Kill or Be Killed (Image Comics)
With collaborations on Eisner Award-winning titles like Hollywood murder mystery The Fade Out and Lovecraftian neo-noir Fatale, writer Ed Brubaker, artist Sean Phillips, and colorist Elizabeth Breitweiser have established themselves as auteurs of the comic book medium. In Kill or Be Killed, they turn their attention to the vigilante (Definitely not superhero.) genre in a post 9/11 world. The protagonist isn’t some Charles Bronson-esque action hero, but a New York City grad student named Dylan, who struggles with depression and attempts suicide. He miraculously survives and makes a deal with a demon to kill one human each month so he can live. Of course, since he isn’t a trained assassin or fighter, Dylan is in way over his depth and ends up on the run from both the NYPD and the Russian mob when he kills a brothel owner and a corrupt businessman.
Phillips’ pencils are purposefully rough to match how utterly prepared Dylan is for any kind of killing and combat situation, and Breitweiser makes red and black the story’s primary color anchor points to go with Dylan’s guilt and violence. The action is pretty awkward and not stylized at all and all filtered through a young man, who has anxiety and depression to go with being part of a love triangle that is the friendship obliterating kind, not the sexy CW show kind. Some of the most tense scenes are when Dylan is going through his daily routine after a killing and feels paranoid in the hustle and bustle of New York as Phillips definitely nails the lack of personal space one has in a big city.
Entering its second storyline, Kill or Be Killed has turned into the early seasons of Breaking Bad-esque thriller about a flawed, ordinary guy, who has done terrible things to bad people for good reasons. Except Dylan’s moral compass is getting more and more fucked up as the series progresses, and the stakes rise. Kill or Be Killed is more exciting than your favorite “prestige” TV show.
The Wicked + the Divine (Image Comics)
The Wicked + The Divine is a comic unlike most on the stands. WicDiv is about a pantheon of gods and goddesses from a multitude of religions and cultures being reincarnated once every ninety years inside of young people for two years. There is Luci, the devil herself; the Greek goddess of the underworld Persephone, Woden from Norse mythology, Inanna from Mesopotamian myths, the Shinto sun goddess Amaterasu, and many more. As the saying goes, “They are loved. They are hated. In two years, they are dead”.
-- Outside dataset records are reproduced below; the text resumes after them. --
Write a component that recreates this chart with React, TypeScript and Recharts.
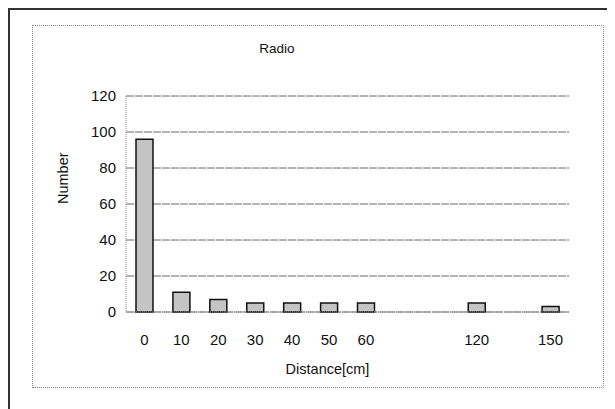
import React from 'react';
import { BarChart, Bar, XAxis, YAxis, CartesianGrid, Label } from 'recharts';

const distances = ['0', '10', '20', '30', '40', '50', '60', '', '', '120', '', '150'];
const counts: (number | null)[] = [96, 11, 7, 5, 5, 5, 5, null, null, 5, null, 3];
const yTicks = [0, 20, 40, 60, 80, 100, 120];

const data = distances.map((d, i) => ({ distance: d, count: counts[i] }));

const font = '"Liberation Sans", Arial, sans-serif';

export default function App() {
  return (
    <div style={{ position: 'relative', width: 607, height: 401, background: '#fff', fontFamily: font }}>
      <div style={{ position: 'absolute', left: 0, top: 0, width: 607, height: 401, borderTop: '2px solid #333', borderLeft: '2px solid #333', boxSizing: 'border-box' }} />
      <div style={{ position: 'absolute', left: 24, top: 17, width: 572, height: 363, border: '1px dotted #888', boxSizing: 'border-box' }} />
      <div style={{ position: 'absolute', left: 0, top: 0 }}>
        <BarChart
          width={607}
          height={401}
          data={data}
          margin={{ top: 88, right: 46, bottom: 67, left: 0 }}
          barSize={17}
        >
          <text x={269} y={45} textAnchor="middle" fontSize={13.5} fontFamily={font} fill="#111">Radio</text>
          <CartesianGrid vertical={false} stroke="#666" strokeDasharray="8 1" />
          <XAxis
            dataKey="distance"
            height={30}
            tickSize={0}
            tickMargin={22}
            axisLine={{ stroke: '#888', strokeDasharray: '1 1' }}
            tick={{ fontSize: 15, fill: '#111', fontFamily: font }}
            interval={0}
          >
            <Label value="Distance[cm]" position="insideBottom" dx={-20} offset={-32} fontSize={14.5} fill="#111" fontFamily={font} />
          </XAxis>
          <YAxis
            width={118}
            domain={[0, 120]}
            ticks={yTicks}
            tickSize={0}
            tickMargin={10}
            axisLine={{ stroke: '#888', strokeDasharray: '1 1' }}
            tick={{ fontSize: 15, fill: '#111', fontFamily: font }}
          >
            <Label value="Number" angle={-90} position="insideLeft" dx={50} fontSize={14.5} fill="#111" fontFamily={font} />
          </YAxis>
          <Bar dataKey="count" fill="#c4c4c4" stroke="#111" strokeWidth={1.5} isAnimationActive={false} />
        </BarChart>
      </div>
    </div>
  );
}
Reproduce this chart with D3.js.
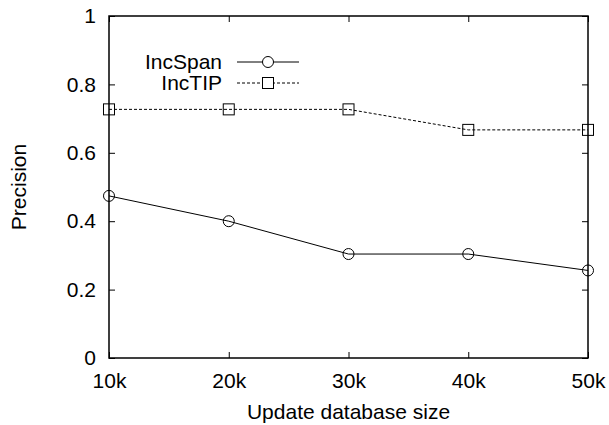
<!DOCTYPE html>
<html>
<head>
<meta charset="utf-8">
<script src="https://cdn.jsdelivr.net/npm/d3@7"></script>
<style>
  body { margin: 0; background: #fff; }
  text { font-family: "Liberation Sans", Arial, sans-serif; fill: #000; }
</style>
</head>
<body>
<div id="chart"></div>
<script>
// data
var sizes = ["10k", "20k", "30k", "40k", "50k"];
var sizeVals = [10, 20, 30, 40, 50];
var incSpan = [0.474, 0.400, 0.304, 0.304, 0.256];
var incTIP = [0.727, 0.727, 0.727, 0.667, 0.667];
var yTicks = [0, 0.2, 0.4, 0.6, 0.8, 1];

var svgWidth = 609, svgHeight = 425;
var margin = { top: 16, right: 21, bottom: 67, left: 109 };
var width = svgWidth - margin.left - margin.right;
var height = svgHeight - margin.top - margin.bottom;
var fs = "21px";

var svg = d3.select("#chart").append("svg")
  .attr("width", svgWidth)
  .attr("height", svgHeight);

var g = svg.append("g")
  .attr("transform", `translate(${margin.left}, ${margin.top})`);

var x = d3.scaleLinear().domain([10, 50]).range([0, width]);
var y = d3.scaleLinear().domain([0, 1]).range([height, 0]);

// axes, ticks drawn inward (mirrored on top/right)
var bottomAxis = d3.axisBottom(x).tickValues(sizeVals)
  .tickFormat((d, i) => sizes[i]).tickSizeInner(-6).tickSizeOuter(0).tickPadding(15);
var leftAxis = d3.axisLeft(y).tickValues(yTicks)
  .tickFormat(d3.format("")).tickSizeInner(-6).tickSizeOuter(0).tickPadding(13);
var topAxis = d3.axisTop(x).tickValues(sizeVals).tickFormat("").tickSizeInner(-6).tickSizeOuter(0);
var rightAxis = d3.axisRight(y).tickValues(yTicks).tickFormat("").tickSizeInner(-6).tickSizeOuter(0);

function styleAxis(sel) {
  sel.select(".domain").remove();
  sel.selectAll("line").attr("stroke", "#000");
  sel.selectAll("text").style("font-size", fs)
    .style("font-family", "'Liberation Sans', Arial, sans-serif");
}

g.append("g").attr("transform", `translate(0, ${height})`).call(bottomAxis).call(styleAxis);
g.append("g").call(leftAxis).call(styleAxis);
g.append("g").call(topAxis).call(styleAxis);
g.append("g").attr("transform", `translate(${width}, 0)`).call(rightAxis).call(styleAxis);

// frame
g.append("rect")
  .attr("width", width).attr("height", height)
  .attr("fill", "none").attr("stroke", "#000").attr("stroke-width", 1.5);

var line = d3.line().x((d, i) => x(sizeVals[i])).y(d => y(d));

g.append("path").datum(incTIP)
  .attr("d", line).attr("fill", "none")
  .attr("stroke", "#000").attr("stroke-width", 1).attr("stroke-dasharray", "3,2");

g.append("path").datum(incSpan)
  .attr("d", line).attr("fill", "none")
  .attr("stroke", "#000").attr("stroke-width", 1);

g.selectAll(".sq").data(incTIP).enter().append("rect")
  .attr("x", (d, i) => x(sizeVals[i]) - 5.5)
  .attr("y", d => y(d) - 5.5)
  .attr("width", 11).attr("height", 11)
  .attr("fill", "none").attr("stroke", "#000");

g.selectAll(".ci").data(incSpan).enter().append("circle")
  .attr("cx", (d, i) => x(sizeVals[i]))
  .attr("cy", d => y(d))
  .attr("r", 5.5)
  .attr("fill", "none").attr("stroke", "#000");

// legend
var legend = svg.append("g");
legend.append("text").attr("x", 222).attr("y", 62).attr("dy", "0.35em")
  .attr("text-anchor", "end").style("font-size", fs).text("IncSpan");
legend.append("line").attr("x1", 237).attr("x2", 299).attr("y1", 62).attr("y2", 62)
  .attr("stroke", "#000");
legend.append("circle").attr("cx", 268).attr("cy", 62).attr("r", 5.5)
  .attr("fill", "#fff").attr("stroke", "#000");

legend.append("text").attr("x", 222).attr("y", 83).attr("dy", "0.35em")
  .attr("text-anchor", "end").style("font-size", fs).text("IncTIP");
legend.append("line").attr("x1", 237).attr("x2", 299).attr("y1", 83).attr("y2", 83)
  .attr("stroke", "#000").attr("stroke-dasharray", "3,2");
legend.append("rect").attr("x", 262.5).attr("y", 77.5).attr("width", 11).attr("height", 11)
  .attr("fill", "#fff").attr("stroke", "#000");

// axis titles
svg.append("text")
  .attr("transform", "rotate(-90)")
  .attr("x", -(margin.top + height / 2)).attr("y", 26)
  .attr("text-anchor", "middle").style("font-size", fs)
  .text("Precision");

svg.append("text")
  .attr("x", margin.left + width / 2).attr("y", 419)
  .attr("text-anchor", "middle").style("font-size", fs)
  .text("Update database size");
</script>
</body>
</html>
WicDiv sheds the book’s initial premise early on: the murder mystery of who would and could kill a god. Throughout its run, WicDiv has had snappy dialogue, characters that are human despite their godhood, and eye-popping visuals from artist Jamie McKelvie and colorist Matthew Wilson, which give the series its own aesthetic and unique brand of consistency. There were even special issues dealing with specific god from the Pantheon, like Morrigan, Sakhmet, or even fucking Tara. These stories showcase different artists and Pantheons from different eras, like ancient Rome. Their styles were different enough to give the issues their own individuality while still move the ongoing arcs forward.
The Wicked + The Divine is a comic that has a lot to say throughout the emotional roller coaster that it takes its readers on. Social media, being in a fandom, being a celebrity, and even some things concerning the music industry are all explored when Gods aren’t snapping their fingers to the “1-2-3-4!” rhythm or doing whatever they want…which they end up doing anyway. WicDiv continues to push the envelope as time goes on and is nothing short of a story that amazes, stuns and drops jaws every issue.